On Saturday night, I went to my sixth Jimmy Buffett concert at the Toyota Stadium in Frisco. That might not sound like a lot of shows to diehard Parrotheads, but I think that qualifies me as a genuine fan. I would put this show at No. 3, but here's the thing: It deserved to be one place higher. If only it hadn't been in Frisco.

The tour’s name and theme was “I Don’t Know,” reiterated between songs by a giant projection of a cartoon coconut called the Clairvoyant Coconut.
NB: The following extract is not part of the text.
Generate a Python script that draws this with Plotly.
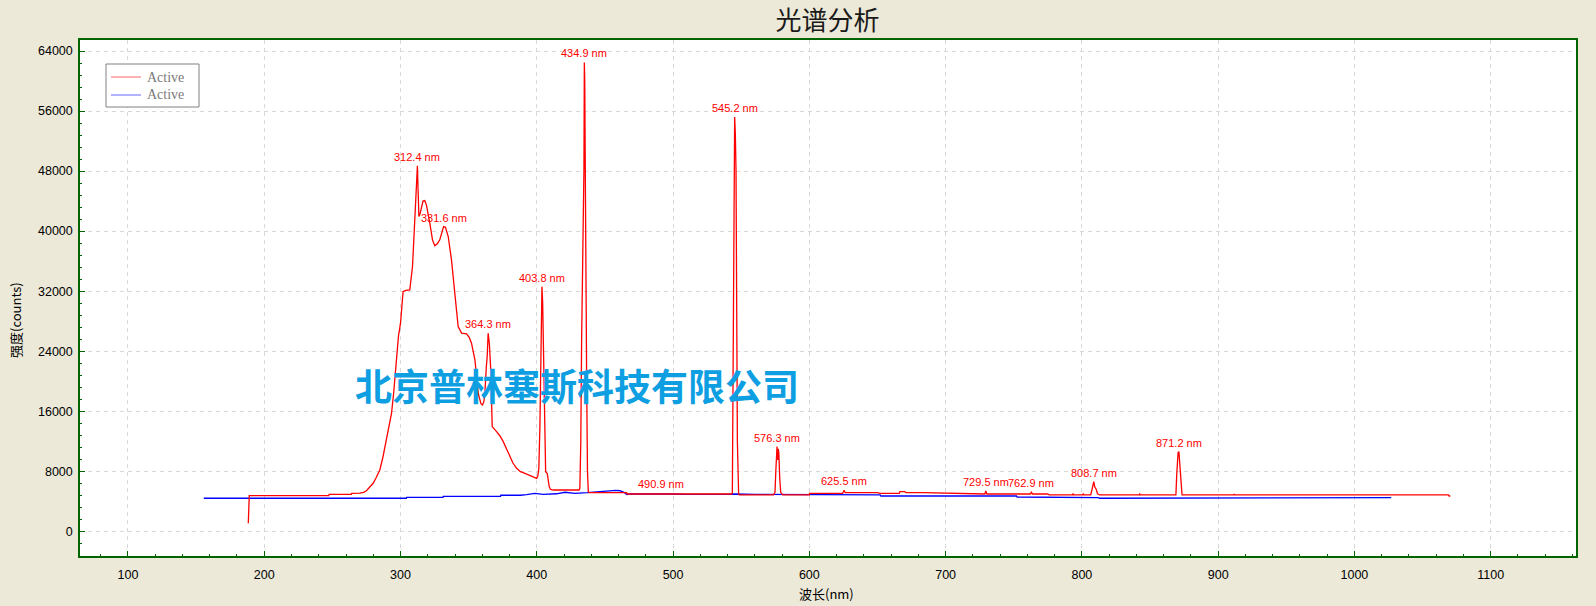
import plotly.graph_objects as go

# ---------------- data ----------------
red_nm = [188.3, 188.6, 189.0, 247.4, 247.6, 264.0, 264.2, 270, 273, 275, 277, 279.9, 282, 284.8,
          287, 289.7, 291.5, 293.4, 295, 297, 298.5, 300, 301.9, 304, 306.8, 308.8, 310.5, 311.5,
          312.2, 312.4, 312.8, 313.5, 314.2, 315.5, 316.5, 317.8, 319, 321.5, 323.5, 325.2, 327,
          328.8, 330.5, 331.6, 333, 335, 337.4, 339.9, 342.3, 344.8, 346.5, 348.5, 350.5, 352.1,
          354.6, 357, 359, 360.2, 361.2, 361.9, 363.0, 363.6, 364.3, 365.2, 366.1, 367.3, 370.5,
          373, 375.4, 378, 380.2, 382.5, 385.2, 388, 390, 393, 396.2, 398, 399.9, 400.8, 401.5,
          402.3, 403.0, 403.5, 403.8, 404.3, 405.0, 405.8, 406.5, 407.7, 408.4, 409.1, 410, 412,
          431.0, 431.6, 432.3, 432.9, 434.6, 434.9, 435.2, 435.6, 436.0, 436.6, 437.2, 437.8,
          438.5, 466.0, 466.3, 490.5, 490.9, 491.3, 543.0, 543.5, 544.2, 545.0, 545.2, 545.7,
          546.2, 546.7, 547.2, 548.1, 548.5, 573.6, 574.8, 575.4, 576.0, 576.3, 576.6, 576.9,
          577.2, 577.6, 578.3, 579.0, 580.5, 600.0, 600.2, 624.5, 625.5, 626.3, 650.0, 651.8,
          666.0, 666.5, 670.0, 671.0, 683.7, 700.0, 710.6, 728.8, 729.5, 730.3, 762.2, 762.9,
          763.8, 775.0, 776.0, 793.0, 793.5, 794.0, 800.5, 801.0, 801.5, 806.5, 807.5, 808.7,
          809.5, 810.5, 811.5, 813.0, 842.0, 842.4, 843.0, 869.0, 869.6, 870.6, 871.2, 871.8,
          872.5, 873.5, 911.5, 911.8, 912.2, 1069.0, 1069.5, 1070.4]
red_counts = [1070, 2000, 4750, 4750, 4930, 4930, 5060, 5080, 5200, 5400, 5800, 6400, 7100, 8170,
              9800, 12170, 14000, 15700, 18500, 23280, 26000, 27730, 31950, 32100, 32170, 35280,
              41070, 44500, 48600, 48700, 46000, 41950, 42200, 43500, 44000, 44080, 43500, 41070,
              38800, 38040, 38300, 38840, 40000, 40600, 40500, 39280, 36170, 31730, 27280, 26400,
              26350, 26300, 25800, 25070, 22840, 18400, 17000, 16840, 17300, 18400, 22000, 23280,
              26400, 25000, 21950, 13950, 13280, 12700, 11950, 10950, 9950, 9100, 8400, 7950, 7810,
              7600, 7370, 7200, 7060, 7400, 8400, 14000, 21070, 30000, 32600, 30500, 21070, 12000,
              7950, 7700, 6500, 5950, 5600, 5500, 5500, 5730, 12000, 25500, 48170, 62480, 60000,
              48000, 30000, 20000, 8000, 5280, 5150, 5150, 4970, 4970, 5040, 4970, 4970, 5100,
              22840, 47000, 55200, 53000, 48000, 30000, 12000, 5070, 4840, 4840, 5200, 8000, 10600,
              11280, 10000, 9500, 11000, 10500, 7000, 5200, 4840, 4840, 5060, 5060, 5460, 5150,
              5150, 5060, 5060, 5280, 5280, 5150, 5150, 5100, 4970, 4970, 5370, 4970, 4970, 5200,
              4970, 4970, 4840, 4840, 4970, 4840, 4840, 4970, 4840, 4840, 5600, 6620, 5900, 5600,
              5000, 4840, 4840, 4970, 4840, 4840, 7510, 10500, 10620, 9000, 7510, 4840, 4840, 4970,
              4840, 4840, 4700, 4700]

blue_nm = [155.6, 304.3, 304.5, 331.2, 331.4, 373.4, 373.6, 380.2, 380.5, 387.6, 388.0, 392.5,
           398.6, 404.7, 414.5, 420.6, 428.0, 437.0, 440.0, 445.0, 454.0, 458.0, 461.0, 464.0,
           466.0, 468.0, 500.0, 510.0, 540.0, 545.0, 560.0, 574.0, 574.5, 652.0, 652.5, 752.0,
           752.5, 796.0, 800.0, 812.0, 813.0, 848.0, 849.0, 1027.0]
blue_counts = [4400, 4400, 4530, 4530, 4660, 4660, 4800, 4800, 4700, 4700, 4800, 4880,
               5060, 4930, 5000, 5200, 5060, 5150, 5200, 5300, 5400, 5460, 5400, 5200,
               4900, 4970, 4970, 4930, 4930, 4970, 4930, 4930, 4840, 4840, 4700, 4700,
               4570, 4570, 4480, 4480, 4400, 4400, 4480, 4480]

peak_nm = [312.4, 331.6, 364.3, 403.8, 434.9, 490.9, 545.2, 576.3, 625.5, 729.5, 762.9, 808.7, 871.2]
peak_counts = [48700, 40600, 26400, 32600, 62480, 5040, 55200, 11280, 5460, 5370, 5200, 6620, 10620]
peak_labels = ["312.4 nm", "331.6 nm", "364.3 nm", "403.8 nm", "434.9 nm", "490.9 nm", "545.2 nm",
               "576.3 nm", "625.5 nm", "729.5 nm", "762.9 nm", "808.7 nm", "871.2 nm"]

y_ticks = [0, 8000, 16000, 24000, 32000, 40000, 48000, 56000, 64000]
x_ticks = [100, 200, 300, 400, 500, 600, 700, 800, 900, 1000, 1100]

series_names = ["Active", "Active"]
series_colors = ["#FF0000", "#0000FF"]
title_text = "光谱分析"
x_title = "波长(nm)"
y_title = "强度(counts)"
watermark = "北京普林塞斯科技有限公司"

# ---------------- figure ----------------
W, H = 1596, 606
ML, MR, MT, MB = 80, 20, 40, 50
PW, PH = W - ML - MR, H - MT - MB


def px_x(p):
    return (p - ML) / PW


def px_y(p):
    return (MT + PH - p) / PH


fig = go.Figure()
fig.add_trace(go.Scatter(x=blue_nm, y=blue_counts, mode="lines", name=series_names[1],
                         line=dict(color=series_colors[1], width=1.3), showlegend=False))
fig.add_trace(go.Scatter(x=red_nm, y=red_counts, mode="lines", name=series_names[0],
                         line=dict(color=series_colors[0], width=1.3), showlegend=False))

green = "#006400"
axis_common = dict(
    showline=True, linecolor=green, linewidth=1.5, mirror=True,
    ticks="inside", ticklen=5, tickcolor=green, tickwidth=1,
    showgrid=True, gridcolor="#D8D8D8", griddash="4px,4px", gridwidth=1,
    zeroline=False,
    tickfont=dict(family="Liberation Sans, Arial, sans-serif", size=12.5, color="#000000"),
)

fig.update_layout(
    width=W, height=H,
    paper_bgcolor="#ECE9D8", plot_bgcolor="#FFFFFF",
    margin=dict(l=ML, r=MR, t=MT, b=MB, autoexpand=False),
    title=dict(text=title_text, x=827.5 / W, xanchor="center", xref="container",
               y=1 - 21 / H, yanchor="middle", yref="container",
               font=dict(family="Noto Sans CJK SC", size=26, color="#1A1A1A")),
    xaxis=dict(range=[64.8, 1162.6], tickvals=x_ticks, ticktext=[str(v) for v in x_ticks],
               minor=dict(dtick=20, tick0=0, ticks="inside", ticklen=2.5, tickcolor=green, showgrid=False),
               ticklabelstandoff=6, **axis_common),
    yaxis=dict(range=[-3293, 65467], tickvals=y_ticks, ticktext=[str(v) for v in y_ticks],
               minor=dict(dtick=1600, tick0=0, ticks="inside", ticklen=2.5, tickcolor=green, showgrid=False),
               ticklabelstandoff=3, **axis_common),
    showlegend=False,
    hovermode=False,
)

# legend box (drawn as shapes + text to match the original widget)
shapes = [dict(type="rect", xref="paper", yref="paper", x0=px_x(106), x1=px_x(199),
               y0=px_y(107), y1=px_y(64), line=dict(color="#808080", width=1), fillcolor="#FFFFFF",
               layer="above")]
annotations = []
for i, (nm_, col) in enumerate(zip(series_names, series_colors)):
    yy = 77 + i * 18
    shapes.append(dict(type="line", xref="paper", yref="paper", x0=px_x(111), x1=px_x(141),
                       y0=px_y(yy), y1=px_y(yy), line=dict(color=col, width=1), opacity=0.6,
                       layer="above"))
    annotations.append(dict(x=px_x(145), y=px_y(yy), xref="paper", yref="paper", text=nm_,
                            showarrow=False, xanchor="left", yanchor="middle",
                            font=dict(family="Liberation Serif, Times New Roman, serif", size=14,
                                      color="#7A7A7A")))

for nm, c, lab in zip(peak_nm, peak_counts, peak_labels):
    annotations.append(dict(x=nm, y=c, xref="x", yref="y", text=lab, showarrow=False,
                            xanchor="center", yanchor="bottom", yshift=1,
                            font=dict(family="Liberation Sans, Arial, sans-serif", size=11, color="#FF0000")))
annotations.append(dict(x=px_x(576.5), y=px_y(384.5), xref="paper", yref="paper",
                        text="<b>" + watermark + "</b>", showarrow=False, xanchor="center", yanchor="middle",
                        font=dict(family="Noto Sans CJK SC", size=37, color="#0E9FE3")))
annotations.append(dict(x=px_x(826.7), y=px_y(593.3), xref="paper", yref="paper",
                        text=x_title, showarrow=False, xanchor="center", yanchor="middle",
                        font=dict(family="Noto Sans CJK SC", size=13, color="#000000")))
annotations.append(dict(x=px_x(15), y=px_y(320), xref="paper", yref="paper",
                        text=y_title, showarrow=False, xanchor="center", yanchor="middle", textangle=-90,
                        font=dict(family="Noto Sans CJK SC", size=13, color="#000000")))
fig.update_layout(annotations=annotations, shapes=shapes)

fig.write_html("out.html",
               config={"displayModeBar": False},
               post_script="document.body.style.margin='0';document.body.style.padding='0';"
                           "document.body.style.background='#ECE9D8';")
I’m not making that up, nor am I making up the fact that it was voiced by Jeff Bridges in full-on Dude mode, because of course Jimmy Buffett is friends with Jeff Bridges. 
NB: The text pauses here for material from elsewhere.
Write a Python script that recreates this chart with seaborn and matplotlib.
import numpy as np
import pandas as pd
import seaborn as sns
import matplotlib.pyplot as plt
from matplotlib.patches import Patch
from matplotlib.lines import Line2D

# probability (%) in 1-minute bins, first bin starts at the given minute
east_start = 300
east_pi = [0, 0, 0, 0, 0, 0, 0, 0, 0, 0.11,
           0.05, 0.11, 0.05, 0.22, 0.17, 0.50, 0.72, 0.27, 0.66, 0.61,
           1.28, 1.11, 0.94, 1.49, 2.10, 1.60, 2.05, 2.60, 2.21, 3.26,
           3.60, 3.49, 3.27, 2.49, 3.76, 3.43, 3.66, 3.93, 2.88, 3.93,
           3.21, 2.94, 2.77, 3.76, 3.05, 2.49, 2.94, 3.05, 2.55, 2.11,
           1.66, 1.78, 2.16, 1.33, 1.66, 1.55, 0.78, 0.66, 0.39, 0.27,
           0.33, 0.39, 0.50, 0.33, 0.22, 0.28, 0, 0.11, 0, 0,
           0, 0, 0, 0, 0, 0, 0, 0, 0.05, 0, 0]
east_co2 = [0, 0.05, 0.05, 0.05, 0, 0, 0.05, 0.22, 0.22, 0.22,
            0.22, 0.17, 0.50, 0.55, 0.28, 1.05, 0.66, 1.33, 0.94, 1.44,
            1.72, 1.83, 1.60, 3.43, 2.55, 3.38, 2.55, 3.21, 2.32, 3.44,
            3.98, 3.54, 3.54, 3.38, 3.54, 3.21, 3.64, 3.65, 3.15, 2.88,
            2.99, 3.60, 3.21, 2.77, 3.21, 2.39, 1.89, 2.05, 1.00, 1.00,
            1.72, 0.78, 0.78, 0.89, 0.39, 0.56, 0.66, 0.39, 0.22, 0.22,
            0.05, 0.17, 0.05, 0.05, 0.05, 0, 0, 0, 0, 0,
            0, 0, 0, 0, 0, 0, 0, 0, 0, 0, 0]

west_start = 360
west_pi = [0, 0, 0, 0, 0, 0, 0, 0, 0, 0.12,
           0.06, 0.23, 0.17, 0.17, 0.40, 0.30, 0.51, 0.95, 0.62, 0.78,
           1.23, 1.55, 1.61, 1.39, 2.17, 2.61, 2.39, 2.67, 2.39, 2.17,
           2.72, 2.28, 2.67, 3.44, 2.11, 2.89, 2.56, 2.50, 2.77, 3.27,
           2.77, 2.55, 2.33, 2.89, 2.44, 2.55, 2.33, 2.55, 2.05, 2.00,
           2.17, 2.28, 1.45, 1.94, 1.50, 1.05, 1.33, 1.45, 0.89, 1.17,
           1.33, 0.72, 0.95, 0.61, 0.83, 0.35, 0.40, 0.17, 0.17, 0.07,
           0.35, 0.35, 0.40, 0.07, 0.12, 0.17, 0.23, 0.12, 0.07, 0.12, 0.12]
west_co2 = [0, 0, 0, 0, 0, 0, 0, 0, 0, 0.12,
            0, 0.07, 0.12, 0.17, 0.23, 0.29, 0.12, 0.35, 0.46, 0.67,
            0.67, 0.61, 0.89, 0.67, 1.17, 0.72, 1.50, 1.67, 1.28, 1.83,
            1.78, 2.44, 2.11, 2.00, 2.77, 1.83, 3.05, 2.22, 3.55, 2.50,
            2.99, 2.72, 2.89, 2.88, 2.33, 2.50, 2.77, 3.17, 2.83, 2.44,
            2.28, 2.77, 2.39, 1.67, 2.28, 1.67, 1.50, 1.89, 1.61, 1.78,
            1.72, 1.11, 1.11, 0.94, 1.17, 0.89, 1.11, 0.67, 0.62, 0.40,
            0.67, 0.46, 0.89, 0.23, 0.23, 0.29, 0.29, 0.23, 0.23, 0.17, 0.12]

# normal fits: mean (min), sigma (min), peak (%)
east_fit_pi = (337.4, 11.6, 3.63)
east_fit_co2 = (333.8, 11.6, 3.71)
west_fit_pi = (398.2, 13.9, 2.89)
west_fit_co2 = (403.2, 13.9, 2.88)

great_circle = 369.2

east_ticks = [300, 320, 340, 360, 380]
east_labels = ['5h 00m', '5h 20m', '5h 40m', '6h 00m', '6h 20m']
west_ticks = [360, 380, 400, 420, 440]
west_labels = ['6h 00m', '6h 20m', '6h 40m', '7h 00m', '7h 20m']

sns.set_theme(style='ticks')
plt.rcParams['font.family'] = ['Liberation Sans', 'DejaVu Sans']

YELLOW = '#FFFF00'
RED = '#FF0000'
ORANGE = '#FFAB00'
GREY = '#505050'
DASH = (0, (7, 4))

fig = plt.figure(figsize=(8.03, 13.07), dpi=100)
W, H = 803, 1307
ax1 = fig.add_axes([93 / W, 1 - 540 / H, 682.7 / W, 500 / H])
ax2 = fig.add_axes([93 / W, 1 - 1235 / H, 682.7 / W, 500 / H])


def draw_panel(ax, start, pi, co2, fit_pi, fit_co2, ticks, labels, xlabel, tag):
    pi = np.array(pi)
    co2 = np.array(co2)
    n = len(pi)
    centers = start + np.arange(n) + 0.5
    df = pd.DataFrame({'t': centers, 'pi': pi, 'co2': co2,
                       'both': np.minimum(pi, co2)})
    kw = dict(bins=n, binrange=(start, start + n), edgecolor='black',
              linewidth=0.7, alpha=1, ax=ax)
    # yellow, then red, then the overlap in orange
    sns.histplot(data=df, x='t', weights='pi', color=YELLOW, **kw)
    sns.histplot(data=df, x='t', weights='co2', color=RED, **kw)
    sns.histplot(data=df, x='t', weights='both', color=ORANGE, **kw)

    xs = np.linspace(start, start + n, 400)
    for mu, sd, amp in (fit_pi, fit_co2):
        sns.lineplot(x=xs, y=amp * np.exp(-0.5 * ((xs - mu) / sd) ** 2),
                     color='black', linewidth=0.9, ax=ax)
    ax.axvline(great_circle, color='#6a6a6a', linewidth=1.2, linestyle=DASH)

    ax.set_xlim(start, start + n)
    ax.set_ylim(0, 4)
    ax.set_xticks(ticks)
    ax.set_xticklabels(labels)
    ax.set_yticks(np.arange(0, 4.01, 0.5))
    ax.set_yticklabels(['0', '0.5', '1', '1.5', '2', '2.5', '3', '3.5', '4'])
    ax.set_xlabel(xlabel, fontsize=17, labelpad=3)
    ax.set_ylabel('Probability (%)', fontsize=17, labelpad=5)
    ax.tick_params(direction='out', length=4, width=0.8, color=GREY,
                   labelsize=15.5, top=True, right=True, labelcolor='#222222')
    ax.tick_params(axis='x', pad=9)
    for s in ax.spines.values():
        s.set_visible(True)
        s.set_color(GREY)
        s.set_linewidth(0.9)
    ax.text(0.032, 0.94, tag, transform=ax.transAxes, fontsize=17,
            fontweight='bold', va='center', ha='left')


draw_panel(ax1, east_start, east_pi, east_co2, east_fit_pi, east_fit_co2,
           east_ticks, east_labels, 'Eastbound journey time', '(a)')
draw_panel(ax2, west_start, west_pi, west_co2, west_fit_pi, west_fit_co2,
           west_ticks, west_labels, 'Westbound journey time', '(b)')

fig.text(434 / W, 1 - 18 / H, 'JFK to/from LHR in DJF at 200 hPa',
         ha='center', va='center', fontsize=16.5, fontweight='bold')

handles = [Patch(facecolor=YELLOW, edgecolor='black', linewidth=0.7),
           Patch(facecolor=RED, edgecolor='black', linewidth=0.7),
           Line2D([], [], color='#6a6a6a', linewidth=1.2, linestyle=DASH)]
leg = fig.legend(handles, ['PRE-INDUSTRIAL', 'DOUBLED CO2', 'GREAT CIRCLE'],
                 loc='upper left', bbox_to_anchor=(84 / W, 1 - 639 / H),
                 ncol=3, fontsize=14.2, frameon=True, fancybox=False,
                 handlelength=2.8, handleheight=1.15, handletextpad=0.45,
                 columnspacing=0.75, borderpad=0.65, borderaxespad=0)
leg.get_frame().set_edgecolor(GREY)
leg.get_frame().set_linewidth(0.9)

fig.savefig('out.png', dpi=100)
Buffet said the set list drew three songs from each album, as well as one song chosen by each show’s regional fans from a list of songs the Coral Reefer Band hadn’t played in a decade; North Texas Buffett fans apparently wanted to hear “Barometer Soup.” But they did play “I Don’t Know (Spicoli’s Theme)” from the Fast Times at Ridgemont High soundtrack, which was awesome and somehow unexpected, despite the obvious clue from the tour’s name.

Following an intermission, the band returned to stage in the guise of a folk ensemble. At one point, Buffet gave a heartfelt tribute to the Eagles’ Glen Frey, so much so that it seemed he was about to tear up. But then he told this funny story in which an assistant of his sneaked his Porsche out for a night on the town and crashed it into a ditch in front of Frey’s house, which led him and the late Eagles frontman to write a song called “Gypsies in the Palace,” which they played into an abridged cover of “Take It Easy.” The pre-encore closer was “Volcano.”

So the show itself was good; it’s just a bummer that it had to take place in Frisco. Do people smoke joints in Frisco? Because I brought a couple, and decided to leave them safely hidden in my sock. As a lead-in to “Cheeseburgers in Paradise,” Buffet commented that he smelled a “certain fragrance,” implying that people were smoking grass.

I didn't see it. Compared to the free-wheelin’, smoke-’em-if-you-got-’em vibe at every other Buffett show I’ve been to, this was a lot tamer, though in one of the tailgate villages I walked through, I saw people taking tequila shots out of the nipples on some topless pirate lady mannequin. Maybe all the real partying was going on in the RVs?

Tailgating in the lots surrounding the Tundradome cost $40, which sounds like a fortune to park a car but a total steal if you’re parking an RV (or life-sized pirate ship) and then setting up an entire backyard patio’s worth of furniture. Not to mention a bar and a grill, plus cornhole boards branded in various college logos – it’s hilarious and amazing to see the work people put into driving home the concept of “Jimmy Buffett Fan.” It was genuinely surprising not to see a hot tub, although there were plenty of kiddie pools and one large, circular, five-person inflatable thingie that looked like it was designed for people to float in a lake and eat brunch without getting wet; three college girls sat in this under a shade erected between neighboring motor homes drinking wine and bottle water.

It might not have been my favorite Buffett concert I’ve ever been to, but it was no less memorable. I’ll chalk that up to unintended sobriety. Next year I’ll spend more time in the parking lot beforehand.